Salumeria, San Francisco: Mortadella- Coppa- Tarentaise- Greens- Giardiniera Sandwich on Focaccia
Quite possibly the perfect sandwich from the folks behind Flour + Water and Central Kitchen. From the Acme Bakery focaccia to the superb mortadella and coppa (like prosciutto) slices to the tapénade-like giardiniera, everything clicks. This is to sandwiches what Flour + Water’s pastas are to the pasta world: rustic masterpieces with a touch of modernity involved.
SPQR, San Francisco: “Insalata di Estate:” Figs, Burrata, Padron Peppers, Wild Fennel Bun, and White Balsamic
A masterpiece starter from Matthew Accarrino taking full advantage of lush, late season figs. The edible landscape presentation features the halved lipstick-red figs, charred padron peppers with a touch of heat to them, a fennel kissed biscuit-like bun, all centered around the dominant burrata. Everyone always bows down to the creamy burrata. Except in this case, the figs are the real superstars.
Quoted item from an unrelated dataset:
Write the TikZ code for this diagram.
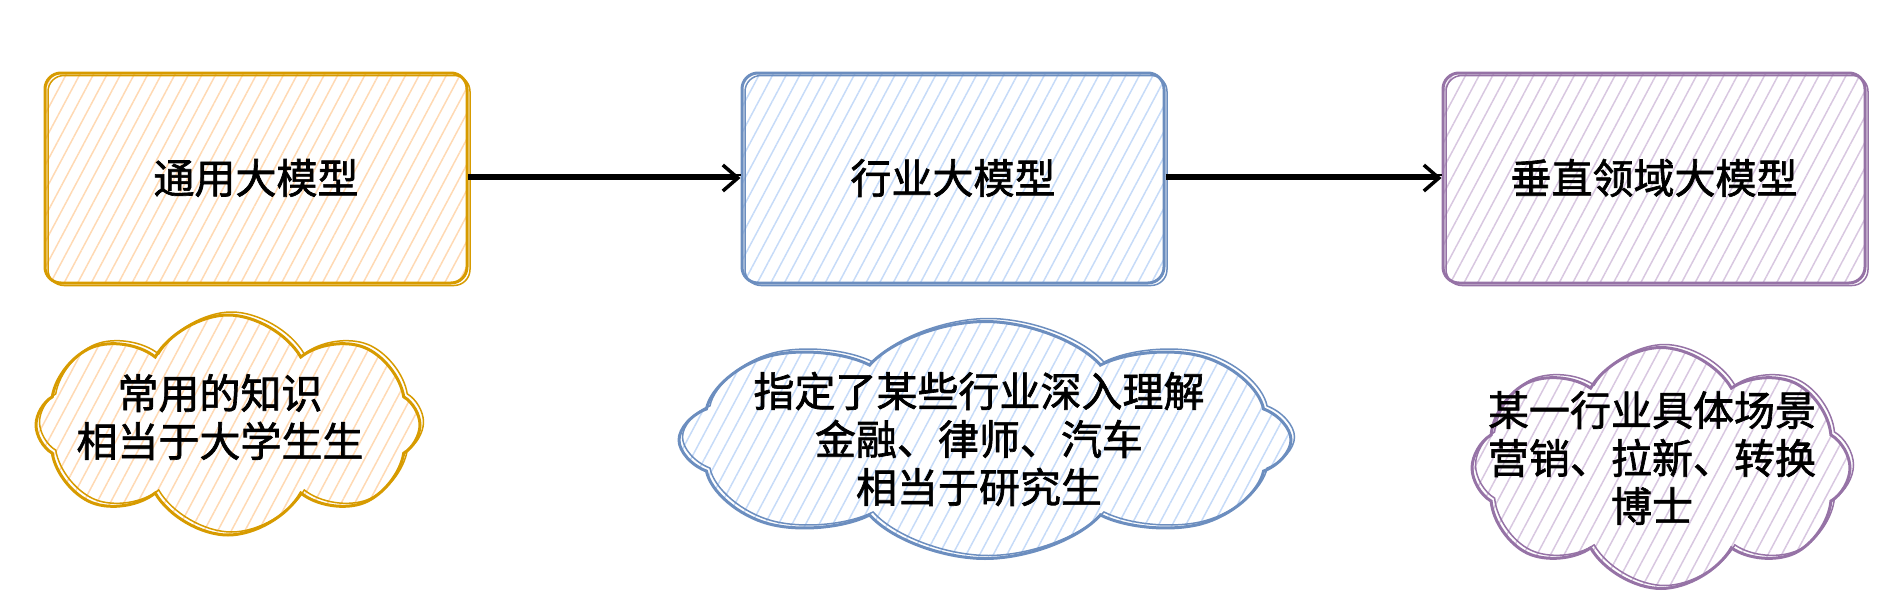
\documentclass[tikz,border=0pt]{standalone}
\usepackage{fontspec}
\setmainfont{Noto Sans CJK SC}[FakeBold=1.6]
\usetikzlibrary{shapes.symbols,patterns.meta,arrows.meta}
\definecolor{genline}{HTML}{D79B00}
\definecolor{genfill}{HTML}{FFD9B3}
\definecolor{indline}{HTML}{6C8EBF}
\definecolor{indfill}{HTML}{C6DBF8}
\definecolor{verline}{HTML}{9673A6}
\definecolor{verfill}{HTML}{D8C7E0}

\begin{document}
\begin{tikzpicture}[x=1pt, y=-1pt,
        hatch/.style={pattern={Lines[angle=62,distance=12pt,line width=1.5pt]}, pattern color=#1},
        modelbox/.style 2 args={draw=#1, line width=3pt, rounded corners=16pt, hatch=#2,
            minimum width=422pt, minimum height=210pt,
            postaction={draw=#1, line width=1.5pt, transform canvas={shift={(3pt,-2.5pt)}}}},
        notecloud/.style 2 args={cloud, cloud puffs=8, cloud puff arc=120, cloud ignores aspect,
            draw=#1, line width=3pt, hatch=#2, inner sep=0pt,
            postaction={draw=#1, line width=1.5pt, transform canvas={shift={(3.5pt,3pt)}}}},
        txt/.style={font=\fontsize{41pt}{48pt}\selectfont, align=center},
        flow/.style={-{Straight Barb[length=15pt,width=26pt,line width=3.5pt]}, line width=3.5pt,
            postaction={draw, -, line width=1.5pt, transform canvas={yshift=3pt}}}]
    \useasboundingbox (0,0) rectangle (1884,608);
    % models
    \node [modelbox={genline}{genfill}, txt] (general) at (256,178) {通用大模型};
    \node [modelbox={indline}{indfill}, txt] (industry) at (953,178) {行业大模型};
    \node [modelbox={verline}{verfill}, txt] (vertical) at (1654,178) {垂直领域大模型};
    \draw [flow] (general) -- (industry);
    \draw [flow] (industry) -- (vertical);
    % notes
    \node [notecloud={genline}{genfill}, minimum width=384pt, minimum height=220pt] (generalnote) at (228,425) {};
    \node [txt] (generaltext) at (220,417) {常用的知识\\相当于大学生生};
    \node [notecloud={indline}{indfill}, minimum width=400pt, minimum height=237pt,
        xscale=1.53, transform shape] (industrynote) at (985,440) {};
    \node [txt] (industrytext) at (979,439) {指定了某些行业深入理解\\金融、律师、汽车\\相当于研究生};
    \node [notecloud={verline}{verfill}, minimum width=378pt, minimum height=241pt] (verticalnote) at (1661,468) {};
    \node [txt] (verticaltext) at (1652,458) {某一行业具体场景\\营销、拉新、转换\\博士};
\end{tikzpicture}
\end{document}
SPQR, San Francisco: Farro-Gianduja Chocolate “Budino di Pane” with Orange Curd, Hazelnut, and Chocolate Ice Cream
This wonderful dessert is far from the decadent chocolate fest the description sounds. No, budino di pane is not like the chocolate budinos and butterscotch budinos we see on many menus, where the budino is a cross between mousse and pudding. The budino di pane is a cake-like loaf based on farro of all grains, somewhat savory in taste. Sweetness comes from the chocolate sauce and ice cream. Hazelnuts are everywhere, lending crunch and an earthy hand, all balanced by the soothing jolt of orange curd. A different dessert that soars.